Mas para aprofundar este problema, o investigador sentiu que precisava de novas competências. “É preciso uma formação muito exigente em metodologia de história, história das culturas, línguas, filosofias”, explica o cientista, além do conhecimento científico de física e matemática. Por isso, decidiu frequentar cadeiras universitárias de latim, história e filosofia.

Em 2002, já era historiador de ciência a tempo inteiro, e foi ganhando um novo olhar sobre o passado português. “A imagem que se forma é de um passado científico muito mais rico e interessante do que se conhecia. É preciso evitar os exageros”, sublinha, explicando que de facto não houve génios portugueses na ciência como Galileu Galilei ou Isaac Newton, mas o discurso miserabilista também está errado. “A história de Portugal é muito específica e é intermédia.”

Desde então, coordenou a publicação das obras do famoso matemático e cosmógrafo português Pedro Nunes, que viveu no século XVI e inventou o nónio, um aparelho de alta precisão para medir a posição dos navios durante a navegação. E estudou as actividades científicas do Colégio de Santo Antão, que esteve activo em Lisboa durante 170 anos, entre finais do século XVI e meados do século XVIII, e que foi um importante bastião do ensino de disciplinas como matemática e engenharia.

Mais recentemente, em 2012, estudou e ajudou a traduzir o manuscrito original do matemático português Francisco de Melo: “O manuscrito é importante porque mostra a matemática de alto nível de um português no início do século XVI”, explicava nessa altura ao PÚBLICO Henrique Leitão.

Nos últimos anos foi comissário científico de quatro exposições sobre história da ciência na Biblioteca Nacional e em 2013 ajudou a organizar a exposição 360º Ciência Descoberta na Fundação Calouste Gulbenkian, em Lisboa. “Não se pode compreender o surgimento da ciência moderna sem compreender o que se passou [antes] em Portugal e Espanha. Esta exposição aparece no momento em que a historiografia internacional reconhece a importância da ciência ibérica de uma maneira que não reconhecia há 50 anos”, referiu então.
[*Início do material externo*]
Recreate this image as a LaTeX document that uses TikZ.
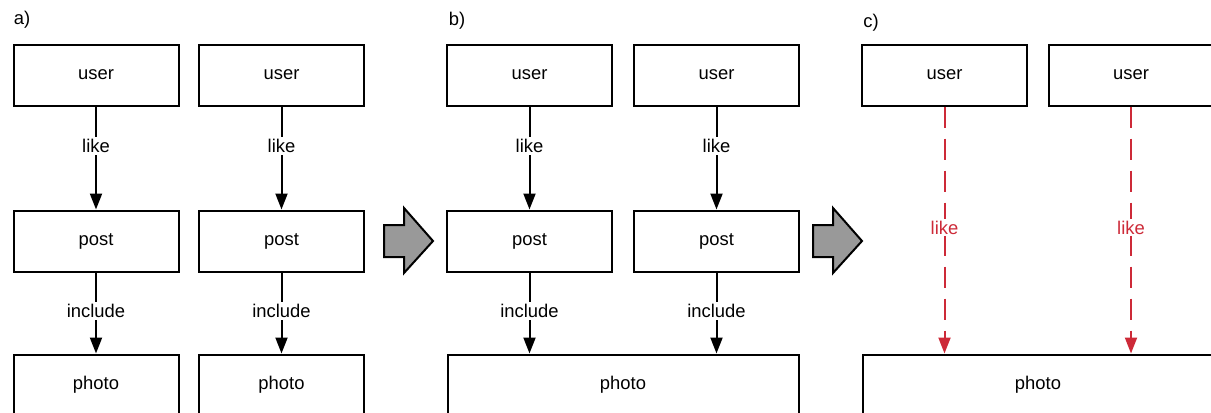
\documentclass[tikz,border=0pt]{standalone}
\usepackage{fontspec}
\setmainfont{Liberation Sans}
\usetikzlibrary{arrows.meta}
\definecolor{likered}{RGB}{205,42,56}
\definecolor{bigarrow}{RGB}{153,153,153}
\begin{document}
\begin{tikzpicture}[x=0.75pt,y=-0.75pt,
  every node/.style={font=\fontsize{13.8}{16}\selectfont},
  box/.style={draw=black,line width=1.5pt,minimum width=165*0.75pt,minimum height=61*0.75pt,inner sep=0pt,fill=white},
  widebox/.style={box,minimum width=351*0.75pt},
  conn/.style={draw=black,line width=1.5pt,-{Triangle[width=9pt,length=12pt]}},
  redconn/.style={draw=likered,line width=1.5pt,dash pattern=on 15.75pt off 8.25pt,-{Triangle[width=9pt,length=12pt]}},
  lbl/.style={fill=white,inner sep=1.5pt,text=black},
  redlbl/.style={fill=white,inner sep=1.5pt,text=likered},
  bigarr/.style={fill=bigarrow,draw=black,line width=1.5pt,line join=miter}]
\useasboundingbox (0,0) rectangle (1211,412);
\clip (0,0) rectangle (1211,412);
% labels
\node (la) at (22,20) {a)};
\node (lb) at (457,21) {b)};
\node (lc) at (871,23) {c)};
% panel a
\node[box] (au1) at (96,75) {user};
\node[box] (au2) at (281.5,75) {user};
\node[box] (ap1) at (96,241) {post};
\node[box] (ap2) at (281.5,241) {post};
\node[box] (ah1) at (96,385) {photo};
\node[box] (ah2) at (281.5,385) {photo};
\draw[conn] (au1) -- node[lbl,pos=0.385] {like} (ap1);
\draw[conn] (au2) -- node[lbl,pos=0.385] {like} (ap2);
\draw[conn] (ap1) -- node[lbl,pos=0.475] {include} (ah1);
\draw[conn] (ap2) -- node[lbl,pos=0.475] {include} (ah2);
% big arrow 1
\draw[bigarr] (384,225) -- (404,225) -- (404,208) -- (433,241) -- (404,273) -- (404,257) -- (384,257) -- cycle;
% panel b
\node[box] (bu1) at (529.5,75) {user};
\node[box] (bu2) at (716.5,75) {user};
\node[box] (bp1) at (529.5,241) {post};
\node[box] (bp2) at (716.5,241) {post};
\node[widebox] (bh) at (623,385) {photo};
\draw[conn] (bu1) -- node[lbl,pos=0.385] {like} (bp1);
\draw[conn] (bu2) -- node[lbl,pos=0.385] {like} (bp2);
\draw[conn] (bp1) -- node[lbl,pos=0.475] {include} (bp1 |- bh.north);
\draw[conn] (bp2) -- node[lbl,pos=0.475] {include} (bp2 |- bh.north);
% big arrow 2
\draw[bigarr] (813,225) -- (833,225) -- (833,208) -- (862,241) -- (833,273) -- (833,257) -- (813,257) -- cycle;
% panel c
\node[box] (cu1) at (944.5,75) {user};
\node[box] (cu2) at (1131,75) {user};
\node[widebox] (ch) at (1038,385) {photo};
\draw[redconn] (cu1) -- node[redlbl,pos=0.49] {like} (cu1 |- ch.north);
\draw[redconn] (cu2) -- node[redlbl,pos=0.49] {like} (cu2 |- ch.north);
\end{tikzpicture}
\end{document}
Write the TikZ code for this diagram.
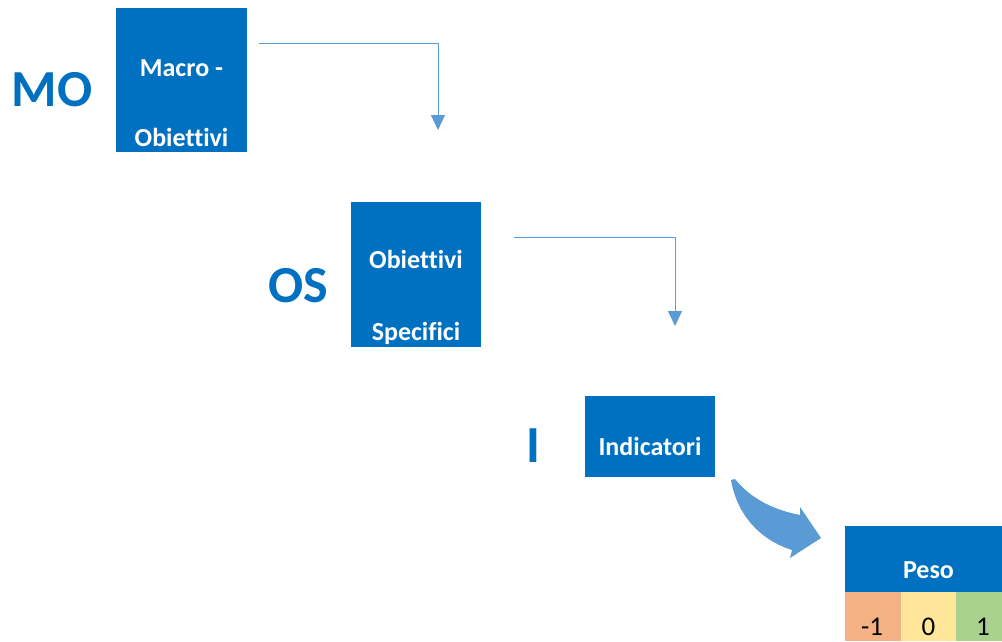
\documentclass[tikz,border=0pt]{standalone}
\usepackage{fontspec}
\setmainfont[Ligatures={NoCommon}]{Carlito}
\usetikzlibrary{arrows.meta}
\definecolor{boxblue}{HTML}{0070C0}
\definecolor{lineblue}{HTML}{5B9BD5}
\definecolor{cred}{HTML}{F4B183}
\definecolor{cyel}{HTML}{FFE699}
\definecolor{cgrn}{HTML}{A9D18E}
\tikzset{
  bluebox/.style={fill=boxblue, draw=none, inner sep=0pt},
  boxtext/.style={text=white, font=\fontsize{26}{30}\selectfont\bfseries, inner sep=0pt, anchor=base},
  biglabel/.style={text=boxblue, font=\fontsize{52}{60}\selectfont\bfseries, inner sep=0pt},
  conn/.style={draw=lineblue, line width=1pt, -{Triangle[width=14pt,length=15pt]}},
  cell/.style={draw=none, inner sep=0pt},
  celltext/.style={text=black, font=\fontsize{27}{31}\selectfont, inner sep=0pt, anchor=base}
}
\begin{document}
\begin{tikzpicture}[x=1pt,y=-1pt]
\useasboundingbox (0,0) rectangle (1002,641);
% boxes
\node[bluebox, minimum width=131pt, minimum height=144pt] (mo) at (181.5,80) {};
\node[bluebox, minimum width=130pt, minimum height=145pt] (os) at (416,274.5) {};
\node[bluebox, minimum width=130pt, minimum height=81pt] (ind) at (650,436.5) {};
% box texts
\node[boxtext] (mo1) at (181.5,76) {Macro -};
\node[boxtext] (mo2) at (181.5,146) {Obiettivi};
\node[boxtext] (os1) at (416,268) {Obiettivi};
\node[boxtext] (os2) at (416,340) {Specifici};
\node[boxtext] (ind1) at (650,455) {Indicatori};
% big labels
\node[biglabel] (lmo) at (52,90) {MO};
\node[biglabel] (los) at (298.5,286) {OS};
\node[biglabel] (li) at (533,446) {I};
% connectors
\coordinate (c1s) at (259,43);
\coordinate (c1e) at (438,130);
\coordinate (c2s) at (514,237);
\coordinate (c2e) at (675,326);
\draw[conn] (c1s) -| (c1e);
\draw[conn] (c2s) -| (c2e);
% curved block arrow
\fill[lineblue] (735,479) .. controls (752,500) and (775,510) .. (800,515)
  -- (800,507) -- (821,538) -- (790,558) -- (792,550)
  .. controls (760,540) and (737,515) .. (731,480) -- cycle;
% Peso table
\node[bluebox, minimum width=157pt, minimum height=66pt] (peso) at (923.5,559) {};
\node[boxtext] (pesot) at (928.5,578) {Peso};
\node[cell, fill=cred, minimum width=56pt, minimum height=49pt] (cm1) at (873,616.5) {};
\node[cell, fill=cyel, minimum width=55pt, minimum height=49pt] (c0) at (928.5,616.5) {};
\node[cell, fill=cgrn, minimum width=46pt, minimum height=49pt] (cp1) at (979,616.5) {};
\node[celltext] (tm1) at (872,635) {-1};
\node[celltext] (t0) at (928.5,635) {0};
\node[celltext] (tp1) at (983,635) {1};
\end{tikzpicture}
\end{document}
Para o júri do prémio, essa exposição “teve um grande destaque pela projecção nacional e internacional” e deu a “conhecer ao grande público a importância crítica que a Península Ibérica teve para o desenvolvimento científico e o progresso civilizacional”.

Um estudo publicado em 2014 pelo historiador sobre a “projecção de Mercator”, um método de representação do globo terrestre num mapa plano, criado no século XVI pelo matemático e cartógrafo Gerardus Mercator, da Flandres, que teve um grande impacto na cartografia da época, também foram reconhecidos agora.   
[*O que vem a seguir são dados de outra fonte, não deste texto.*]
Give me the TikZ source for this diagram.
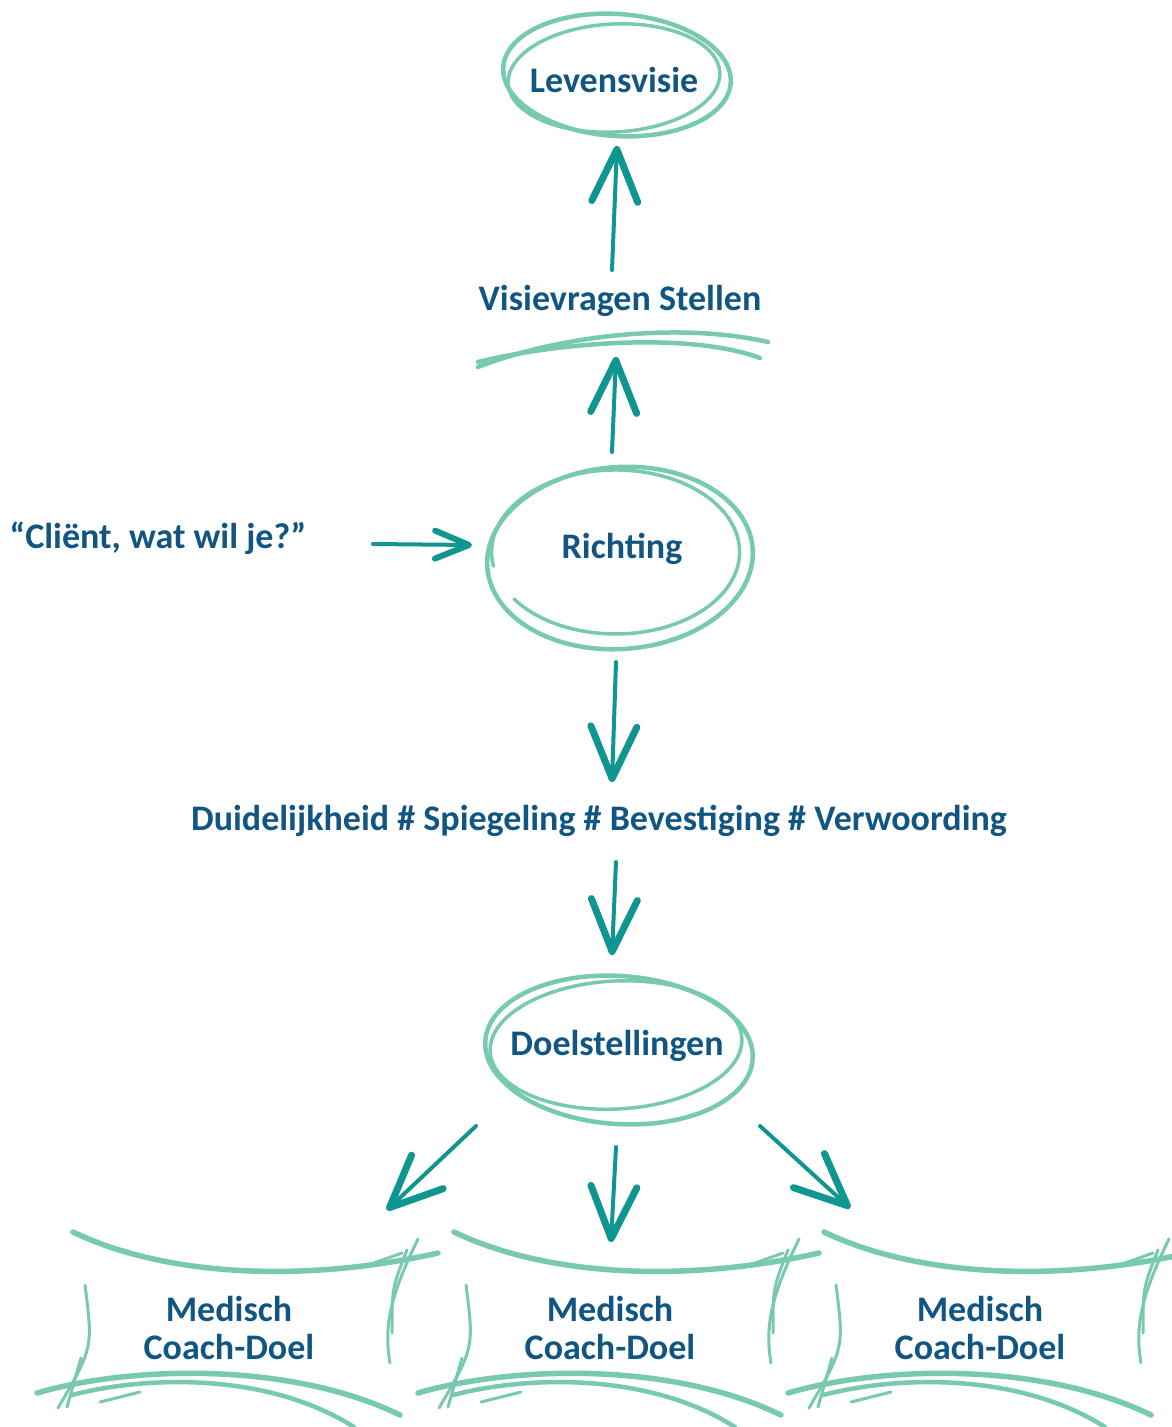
\documentclass[tikz,border=0pt]{standalone}
\usepackage{fontspec}
\setmainfont{Carlito}
\usetikzlibrary{shapes,arrows.meta,positioning,calc}

\definecolor{inkblue}{RGB}{17,86,130}
\definecolor{arrowteal}{RGB}{16,150,145}
\definecolor{sketchgreen}{RGB}{120,201,177}

\begin{document}
\begin{tikzpicture}[
  x=1pt, y=-1pt,
  txt/.style={font=\fontsize{36}{38}\selectfont\bfseries, text=inkblue, align=center},
  sketch/.style={draw=sketchgreen, line width=4.5pt, line cap=round},
  thinsketch/.style={sketch, line width=3pt},
  arrow/.style={-{Straight Barb[length=52pt, width=46pt, line width=7pt, round]}, draw=arrowteal, line width=4pt, line cap=round},
  smallarrow/.style={arrow, -{Straight Barb[length=34pt, width=28pt, line width=6pt, round]}, line width=4pt},
  goalframe/.pic={
    \draw[sketch, line width=5.5pt] (-156,-96) .. controls (-60,-50) and (80,-46) .. (209,-75);
    \draw[thinsketch] (131,-60) -- (173,-75);
    \draw[sketch, line width=5.5pt] (-192,65) .. controls (-100,38) and (60,33) .. (171,87);
    \draw[sketch] (-157,67) .. controls (-80,47) and (40,45) .. (125,99);
    \draw[thinsketch] (-129,74) -- (-89,64);
    \draw[thinsketch] (-144,-43) .. controls (-136,20) .. (-171,80);
    \draw[thinsketch] (-148,30) -- (-162,79);
    \draw[thinsketch] (189,-89) .. controls (160,-30) and (155,0) .. (161,35);
    \draw[thinsketch] (178,-78) .. controls (163,-40) .. (163,5);
  }
]
\useasboundingbox (0,0) rectangle (1171,1427);

% Top: vision
\node[txt] (lev) at (614,80) {Levensvisie};
\draw[sketch] (617,75) ellipse [x radius=114pt, y radius=61pt, rotate=-4];
\draw[sketch, line width=3.5pt] (614,78) ellipse [x radius=106pt, y radius=54pt, rotate=3];

\node[txt] (vis) at (620,301) {Visievragen Stellen};
\draw[sketch] (478,367) .. controls (560,335) and (680,322) .. (768,342);
\draw[sketch] (478,362) .. controls (560,342) and (690,332) .. (760,358);

% Middle: direction
\node[txt] (rich) at (622,549) {Richting};
\draw[sketch] (620,558) ellipse [x radius=133pt, y radius=91pt, rotate=4];
\draw[sketch, line width=3.5pt] (514,599) arc [start angle=215, end angle=550, x radius=124pt, y radius=82pt];

\node[txt] (client) at (158,538) {“Cliënt, wat wil je?”};

\node[txt] (kw) at (599,821) {Duidelijkheid \# Spiegeling \# Bevestiging \# Verwoording};

% Goals
\node[txt] (doel) at (617,1046) {Doelstellingen};
\draw[sketch] (619,1050) ellipse [x radius=134pt, y radius=74pt, rotate=-4];
\draw[sketch, line width=3.5pt] (616,1045) ellipse [x radius=126pt, y radius=64pt, rotate=3];

\pic at (229,1328) {goalframe};
\pic at (610,1328) {goalframe};
\pic at (980,1328) {goalframe};
\node[txt] (m1) at (229,1328) {Medisch\\Coach-Doel};
\node[txt] (m2) at (610,1328) {Medisch\\Coach-Doel};
\node[txt] (m3) at (980,1328) {Medisch\\Coach-Doel};

% Arrows
\draw[arrow] ([shift={(-8,-31)}]vis.center) -- ([shift={(3,66)}]lev.center);
\draw[arrow] ([shift={(-10,-97)}]rich.center) -- ([shift={(-4,56)}]vis.center);
\draw[smallarrow] ([shift={(215,6)}]client.center) -- ([shift={(-150,-4)}]rich.center);
\draw[arrow] ([shift={(-6,113)}]rich.center) -- ([shift={(13,-39)}]kw.center);
\draw[arrow] ([shift={(17,41)}]kw.center) -- ([shift={(-5,-91)}]doel.center);
\draw[arrow] ([shift={(-141,80)}]doel.center) -- ([shift={(158,-118)}]m1.center);
\draw[arrow] ([shift={(-1,101)}]doel.center) -- ([shift={(1,-86)}]m2.center);
\draw[arrow] ([shift={(143,80)}]doel.center) -- ([shift={(-130,-120)}]m3.center);

\end{tikzpicture}
\end{document}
Na Faculdade de Ciências da Universidade de Lisboa, Henrique Leitão ajudou a fundar o centro de investigação onde trabalha e que conta com “pós-doutorados a trabalhar em questões de história da ciência portuguesa de vários países, um suíço, um alemão, uma italiana e um espanhol”, descreve.

Integra também o Conselho Nacional de Ciência e Tecnologia, um órgão criado para aconselhar o Governo em questões de ciência.
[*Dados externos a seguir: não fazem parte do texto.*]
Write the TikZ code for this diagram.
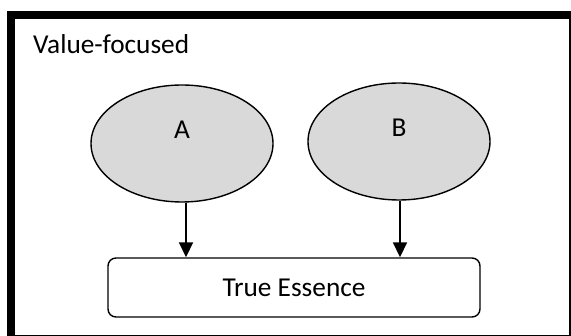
\documentclass[tikz,border=0pt]{standalone}
\usepackage{fontspec}
\setmainfont{Carlito}
\usetikzlibrary{shapes.geometric,arrows.meta}
\definecolor{ellfill}{HTML}{D9D9D9}
\tikzset{
  oval/.style={ellipse, draw, line width=1.4pt, fill=ellfill, minimum width=182pt, minimum height=117pt, inner sep=0pt},
  lbl/.style={font=\fontsize{27.3}{31}\selectfont, inner sep=0pt},
  essbox/.style={draw, line width=1.4pt, rounded corners=8pt, minimum width=372pt, minimum height=59pt, inner sep=0pt},
  arr/.style={line width=1.8pt, -{Triangle[width=14pt,length=15pt]}}
}
\begin{document}
\begin{tikzpicture}[x=1pt,y=-1pt]
\useasboundingbox (0,0) rectangle (571,336);
\begin{scope}
\clip (0,0) rectangle (571,336);
\draw[line width=8pt] (10.5,15) rectangle (573,339);
\end{scope}
\node[lbl, anchor=base west] (title) at (33,54) {Value-focused};
\node[oval] (A) at (182,143.5) {};
\node[oval] (B) at (399,141.5) {};
\node[lbl] (la) at (182,130) {A};
\node[lbl] (lb) at (399,128) {B};
\node[essbox] (E) at (294,287.5) {};
\node[lbl] (te) at (294,288) {True Essence};
\coordinate (a1) at ([xshift=4pt]A.south);
\coordinate (b1) at ([xshift=1pt]B.south);
\draw[arr] (a1) -- (a1 |- E.north);
\draw[arr] (b1) -- (b1 |- E.north);
\end{tikzpicture}
\end{document}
Em 2013, foi eleito para a Academia Internacional de História das Ciências, uma distinção que já não era atribuída a um historiador português há mais de meio século. “Nos últimos dez a 15 anos tive a oportunidade de fazer imensa coisa, mas porque contei com a ajuda de excelentes investigadores que existem em Portugal.”    

Incentivo para continuar
O Presidente da República, Aníbal Cavaco Silva, elogiou nesta sexta-feira num comunicado as perspectivas inovadoras sobre os Descobrimentos portugueses que Henrique Leitão tem revelado: “Este prémio vem galardoar não apenas uma carreira de excepção, como incentivar trabalhos futuros que serão um marco na história da ciência em Portugal.”

O físico Carlos Fiolhais, da Universidade de Coimbra, defendeu que esta é uma “atribuição merecidíssima”, não só pela importância e qualidade científica do trabalho mas também por Henrique Leitão ser um  “excelente divulgador da história da ciência”, escreveu nesta sexta-feira no blogue De Rerum Natura. E interpreta esta escolha também como uma crítica à Fundação para a Ciência e a Tecnologia (FCT), que põe em prática as políticas de financiamento público da ciência: “A FCT, que tem desprezado quase por completo a história da ciência, recebe com a atribuição deste prémio uma crítica severa.”

Sobre o actual estado da ciência portuguesa, que neste ano provocou uma chuva de críticas ao Governo e à FCT, Henrique Leitão enquadra-a no actual contexto económico. “Não há maneira de isolar a situação da ciência da situação do país. Mas não sou um interlocutor político directo. O meu desafio é a constituição de um grupo de investigação do mais alto nível possível,” defende. “Interpreto o Prémio Pessoa como o reconhecimento do que fui fazendo, mas também como um incentivo para o que quero continuar a fazer.”